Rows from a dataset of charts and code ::
— Begin —
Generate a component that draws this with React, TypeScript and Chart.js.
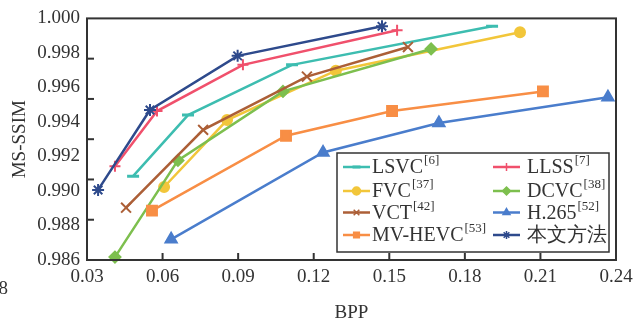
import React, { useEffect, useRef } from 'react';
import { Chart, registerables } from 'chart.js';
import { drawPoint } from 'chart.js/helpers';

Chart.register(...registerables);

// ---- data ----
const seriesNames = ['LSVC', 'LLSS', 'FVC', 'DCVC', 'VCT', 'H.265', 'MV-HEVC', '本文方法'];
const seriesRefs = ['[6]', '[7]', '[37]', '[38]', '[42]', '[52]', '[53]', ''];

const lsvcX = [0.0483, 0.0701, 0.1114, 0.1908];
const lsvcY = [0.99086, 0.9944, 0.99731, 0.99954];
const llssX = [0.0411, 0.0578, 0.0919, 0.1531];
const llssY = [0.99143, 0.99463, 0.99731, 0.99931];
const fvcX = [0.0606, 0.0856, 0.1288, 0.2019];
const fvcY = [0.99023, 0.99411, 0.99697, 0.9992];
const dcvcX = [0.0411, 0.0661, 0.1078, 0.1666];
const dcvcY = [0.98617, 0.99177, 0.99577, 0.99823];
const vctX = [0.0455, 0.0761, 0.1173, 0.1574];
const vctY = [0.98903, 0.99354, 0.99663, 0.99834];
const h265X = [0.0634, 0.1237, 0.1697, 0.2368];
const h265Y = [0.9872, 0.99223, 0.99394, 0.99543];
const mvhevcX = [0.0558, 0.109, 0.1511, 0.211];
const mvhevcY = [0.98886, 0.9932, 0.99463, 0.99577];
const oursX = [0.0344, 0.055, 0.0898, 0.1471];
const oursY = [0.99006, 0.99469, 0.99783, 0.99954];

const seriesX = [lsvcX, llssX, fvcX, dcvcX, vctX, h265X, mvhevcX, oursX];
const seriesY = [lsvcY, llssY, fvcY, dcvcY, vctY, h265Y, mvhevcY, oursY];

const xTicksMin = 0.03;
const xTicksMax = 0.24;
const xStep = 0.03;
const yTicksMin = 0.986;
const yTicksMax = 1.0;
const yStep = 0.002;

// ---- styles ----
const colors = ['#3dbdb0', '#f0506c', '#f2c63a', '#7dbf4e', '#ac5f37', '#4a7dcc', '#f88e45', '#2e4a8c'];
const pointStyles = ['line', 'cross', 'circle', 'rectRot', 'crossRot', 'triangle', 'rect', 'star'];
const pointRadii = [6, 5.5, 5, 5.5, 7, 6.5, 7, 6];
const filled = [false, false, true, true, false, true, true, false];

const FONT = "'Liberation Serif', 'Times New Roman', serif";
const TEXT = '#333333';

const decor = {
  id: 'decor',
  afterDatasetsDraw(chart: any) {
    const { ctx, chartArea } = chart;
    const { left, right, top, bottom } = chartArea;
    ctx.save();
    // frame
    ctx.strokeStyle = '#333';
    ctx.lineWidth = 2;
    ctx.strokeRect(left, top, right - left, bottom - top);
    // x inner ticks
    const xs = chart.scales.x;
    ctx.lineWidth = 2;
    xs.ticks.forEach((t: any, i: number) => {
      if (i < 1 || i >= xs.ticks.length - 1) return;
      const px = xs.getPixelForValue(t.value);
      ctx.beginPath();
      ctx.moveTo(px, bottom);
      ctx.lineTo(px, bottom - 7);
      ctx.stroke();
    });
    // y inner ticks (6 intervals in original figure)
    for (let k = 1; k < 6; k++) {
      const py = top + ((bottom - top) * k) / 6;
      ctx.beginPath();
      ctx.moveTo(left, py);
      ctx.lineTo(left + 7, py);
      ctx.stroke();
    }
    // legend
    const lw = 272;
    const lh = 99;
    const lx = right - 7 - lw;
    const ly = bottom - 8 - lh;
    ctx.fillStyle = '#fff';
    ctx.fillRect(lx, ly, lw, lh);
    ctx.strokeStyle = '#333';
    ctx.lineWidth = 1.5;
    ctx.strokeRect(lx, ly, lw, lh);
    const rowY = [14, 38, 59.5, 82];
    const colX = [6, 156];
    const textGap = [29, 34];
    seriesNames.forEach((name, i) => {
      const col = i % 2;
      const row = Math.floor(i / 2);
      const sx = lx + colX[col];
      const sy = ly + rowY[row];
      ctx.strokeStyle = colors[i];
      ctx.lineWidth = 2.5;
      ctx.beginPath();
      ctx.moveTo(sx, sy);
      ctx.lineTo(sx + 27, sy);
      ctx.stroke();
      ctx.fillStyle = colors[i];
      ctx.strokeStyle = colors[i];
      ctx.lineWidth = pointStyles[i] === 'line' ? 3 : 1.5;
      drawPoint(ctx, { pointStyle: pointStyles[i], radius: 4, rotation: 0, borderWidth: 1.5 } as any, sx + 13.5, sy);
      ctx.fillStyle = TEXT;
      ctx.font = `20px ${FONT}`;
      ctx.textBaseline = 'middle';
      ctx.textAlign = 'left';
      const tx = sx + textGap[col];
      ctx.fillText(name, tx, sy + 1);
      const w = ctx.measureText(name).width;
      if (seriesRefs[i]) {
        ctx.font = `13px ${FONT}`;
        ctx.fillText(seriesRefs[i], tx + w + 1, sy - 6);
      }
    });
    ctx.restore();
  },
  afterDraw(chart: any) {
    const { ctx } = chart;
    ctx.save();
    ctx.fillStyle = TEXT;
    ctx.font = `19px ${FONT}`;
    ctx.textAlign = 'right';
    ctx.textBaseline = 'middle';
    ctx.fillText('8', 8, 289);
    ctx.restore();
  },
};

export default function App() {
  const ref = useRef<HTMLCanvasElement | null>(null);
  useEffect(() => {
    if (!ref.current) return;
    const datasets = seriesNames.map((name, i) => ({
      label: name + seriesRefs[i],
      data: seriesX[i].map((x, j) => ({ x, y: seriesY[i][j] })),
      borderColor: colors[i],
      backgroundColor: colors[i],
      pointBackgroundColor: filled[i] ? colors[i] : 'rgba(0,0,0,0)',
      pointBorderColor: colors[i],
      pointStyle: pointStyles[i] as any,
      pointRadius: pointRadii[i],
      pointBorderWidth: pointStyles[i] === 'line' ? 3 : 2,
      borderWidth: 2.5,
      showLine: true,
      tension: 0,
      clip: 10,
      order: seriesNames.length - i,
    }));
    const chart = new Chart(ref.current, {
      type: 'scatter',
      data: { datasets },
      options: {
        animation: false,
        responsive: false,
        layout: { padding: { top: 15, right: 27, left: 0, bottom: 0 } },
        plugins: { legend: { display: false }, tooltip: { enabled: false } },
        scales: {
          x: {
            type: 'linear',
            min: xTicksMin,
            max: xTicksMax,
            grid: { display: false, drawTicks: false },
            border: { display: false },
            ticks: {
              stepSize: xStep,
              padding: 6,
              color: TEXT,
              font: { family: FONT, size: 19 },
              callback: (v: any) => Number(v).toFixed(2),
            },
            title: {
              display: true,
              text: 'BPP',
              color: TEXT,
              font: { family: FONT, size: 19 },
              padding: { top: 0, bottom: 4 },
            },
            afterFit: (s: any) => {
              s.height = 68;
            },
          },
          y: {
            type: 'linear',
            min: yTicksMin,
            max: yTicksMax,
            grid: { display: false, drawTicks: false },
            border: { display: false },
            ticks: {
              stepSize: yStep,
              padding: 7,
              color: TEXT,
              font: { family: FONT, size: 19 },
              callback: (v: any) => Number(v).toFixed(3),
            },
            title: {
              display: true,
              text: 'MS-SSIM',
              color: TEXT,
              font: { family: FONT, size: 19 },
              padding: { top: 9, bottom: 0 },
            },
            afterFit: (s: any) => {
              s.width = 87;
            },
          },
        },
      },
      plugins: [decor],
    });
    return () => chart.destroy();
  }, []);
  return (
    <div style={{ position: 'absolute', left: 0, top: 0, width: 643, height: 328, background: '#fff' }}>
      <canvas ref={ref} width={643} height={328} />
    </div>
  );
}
— End —
— Begin —
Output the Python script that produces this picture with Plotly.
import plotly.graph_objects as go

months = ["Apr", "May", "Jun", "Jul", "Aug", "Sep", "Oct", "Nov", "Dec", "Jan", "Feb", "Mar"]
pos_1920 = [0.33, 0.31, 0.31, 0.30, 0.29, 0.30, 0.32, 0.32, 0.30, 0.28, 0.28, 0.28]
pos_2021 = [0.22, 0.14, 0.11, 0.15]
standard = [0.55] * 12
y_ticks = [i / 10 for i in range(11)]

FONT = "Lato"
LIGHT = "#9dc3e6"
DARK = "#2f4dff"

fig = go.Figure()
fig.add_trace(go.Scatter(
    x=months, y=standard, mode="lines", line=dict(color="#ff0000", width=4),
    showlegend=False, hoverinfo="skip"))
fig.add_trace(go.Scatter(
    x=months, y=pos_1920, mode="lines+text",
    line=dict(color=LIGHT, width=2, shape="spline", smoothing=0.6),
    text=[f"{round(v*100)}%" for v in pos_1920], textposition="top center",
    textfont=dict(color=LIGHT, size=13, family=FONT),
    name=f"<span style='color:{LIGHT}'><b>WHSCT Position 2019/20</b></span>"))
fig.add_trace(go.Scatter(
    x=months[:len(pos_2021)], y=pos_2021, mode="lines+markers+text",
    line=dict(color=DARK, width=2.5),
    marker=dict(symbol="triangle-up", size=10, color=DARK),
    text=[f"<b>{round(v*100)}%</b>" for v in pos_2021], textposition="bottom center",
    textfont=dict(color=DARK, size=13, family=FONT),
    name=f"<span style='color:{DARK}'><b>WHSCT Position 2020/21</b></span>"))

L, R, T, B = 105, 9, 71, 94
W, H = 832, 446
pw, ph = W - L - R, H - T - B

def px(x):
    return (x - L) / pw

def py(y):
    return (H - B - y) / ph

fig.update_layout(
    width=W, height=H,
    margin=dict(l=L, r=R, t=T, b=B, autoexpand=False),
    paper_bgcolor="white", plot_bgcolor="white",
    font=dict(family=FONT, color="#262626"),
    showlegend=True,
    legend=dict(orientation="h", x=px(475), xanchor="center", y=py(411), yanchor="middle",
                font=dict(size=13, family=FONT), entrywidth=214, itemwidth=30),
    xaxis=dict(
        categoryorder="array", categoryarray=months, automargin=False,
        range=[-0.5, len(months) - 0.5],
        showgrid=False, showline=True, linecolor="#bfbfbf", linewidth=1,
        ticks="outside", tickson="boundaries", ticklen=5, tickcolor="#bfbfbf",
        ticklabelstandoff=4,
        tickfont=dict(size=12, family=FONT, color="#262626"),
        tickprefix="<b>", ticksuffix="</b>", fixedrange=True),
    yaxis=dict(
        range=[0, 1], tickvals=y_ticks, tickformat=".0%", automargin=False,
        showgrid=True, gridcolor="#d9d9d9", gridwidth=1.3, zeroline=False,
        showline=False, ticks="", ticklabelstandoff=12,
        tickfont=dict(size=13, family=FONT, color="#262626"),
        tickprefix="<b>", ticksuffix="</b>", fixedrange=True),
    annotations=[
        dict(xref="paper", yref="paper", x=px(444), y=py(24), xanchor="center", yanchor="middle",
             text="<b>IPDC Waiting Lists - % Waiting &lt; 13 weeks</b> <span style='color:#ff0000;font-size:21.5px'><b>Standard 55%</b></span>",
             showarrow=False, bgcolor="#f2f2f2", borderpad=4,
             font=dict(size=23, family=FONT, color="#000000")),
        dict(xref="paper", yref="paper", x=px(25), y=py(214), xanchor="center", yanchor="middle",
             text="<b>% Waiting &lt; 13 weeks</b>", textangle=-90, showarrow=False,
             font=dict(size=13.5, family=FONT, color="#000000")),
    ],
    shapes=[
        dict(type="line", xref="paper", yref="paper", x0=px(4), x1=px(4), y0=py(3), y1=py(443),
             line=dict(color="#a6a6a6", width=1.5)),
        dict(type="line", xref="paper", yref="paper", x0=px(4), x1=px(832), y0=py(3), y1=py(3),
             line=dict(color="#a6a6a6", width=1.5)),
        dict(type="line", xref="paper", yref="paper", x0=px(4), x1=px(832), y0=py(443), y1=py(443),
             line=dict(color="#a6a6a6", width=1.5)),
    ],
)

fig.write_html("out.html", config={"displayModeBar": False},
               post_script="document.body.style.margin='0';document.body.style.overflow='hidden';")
— End —
— Begin —
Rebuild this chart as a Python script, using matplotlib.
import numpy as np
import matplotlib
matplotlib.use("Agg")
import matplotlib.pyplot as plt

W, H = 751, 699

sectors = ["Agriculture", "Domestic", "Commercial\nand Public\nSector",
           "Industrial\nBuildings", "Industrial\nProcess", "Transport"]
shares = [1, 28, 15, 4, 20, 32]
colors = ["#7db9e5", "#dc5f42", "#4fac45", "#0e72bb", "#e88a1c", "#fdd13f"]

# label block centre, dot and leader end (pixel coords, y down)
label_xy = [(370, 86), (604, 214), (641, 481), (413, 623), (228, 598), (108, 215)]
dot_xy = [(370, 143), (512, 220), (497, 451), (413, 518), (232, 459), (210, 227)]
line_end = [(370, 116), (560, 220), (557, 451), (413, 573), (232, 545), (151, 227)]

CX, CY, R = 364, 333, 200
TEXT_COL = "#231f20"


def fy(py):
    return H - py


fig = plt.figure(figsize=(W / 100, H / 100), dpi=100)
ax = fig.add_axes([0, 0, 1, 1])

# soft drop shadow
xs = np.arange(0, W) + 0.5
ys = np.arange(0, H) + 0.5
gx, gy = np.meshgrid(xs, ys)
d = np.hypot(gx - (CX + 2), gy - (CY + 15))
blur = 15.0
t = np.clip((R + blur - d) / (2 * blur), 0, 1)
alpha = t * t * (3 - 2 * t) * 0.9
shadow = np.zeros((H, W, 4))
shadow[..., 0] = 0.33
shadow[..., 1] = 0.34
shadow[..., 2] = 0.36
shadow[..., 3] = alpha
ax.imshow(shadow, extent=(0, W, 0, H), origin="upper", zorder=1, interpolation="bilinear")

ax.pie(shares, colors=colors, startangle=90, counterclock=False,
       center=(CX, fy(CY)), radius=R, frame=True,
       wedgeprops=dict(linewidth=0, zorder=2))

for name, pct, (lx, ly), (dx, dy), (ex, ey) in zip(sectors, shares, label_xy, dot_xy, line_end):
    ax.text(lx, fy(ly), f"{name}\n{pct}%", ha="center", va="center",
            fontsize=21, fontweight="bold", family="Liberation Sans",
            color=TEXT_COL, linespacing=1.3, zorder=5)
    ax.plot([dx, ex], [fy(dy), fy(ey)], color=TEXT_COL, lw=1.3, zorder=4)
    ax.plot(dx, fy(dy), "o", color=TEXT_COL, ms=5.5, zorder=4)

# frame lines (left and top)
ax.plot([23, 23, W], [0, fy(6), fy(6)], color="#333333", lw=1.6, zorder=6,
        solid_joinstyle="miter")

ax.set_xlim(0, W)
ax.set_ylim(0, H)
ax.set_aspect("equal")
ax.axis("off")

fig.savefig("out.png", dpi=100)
— End —
Problem requirements ::
Everything from the line that contains "Generate a component" down to the line that contains "Chart.register(...registerables);" should be written out exactly, end lines too, minus the pictures.

Response ::
Generate a component that draws this with React, TypeScript and Chart.js.
import React, { useEffect, useRef } from 'react';
import { Chart, registerables } from 'chart.js';
import { drawPoint } from 'chart.js/helpers';

Chart.register(...registerables);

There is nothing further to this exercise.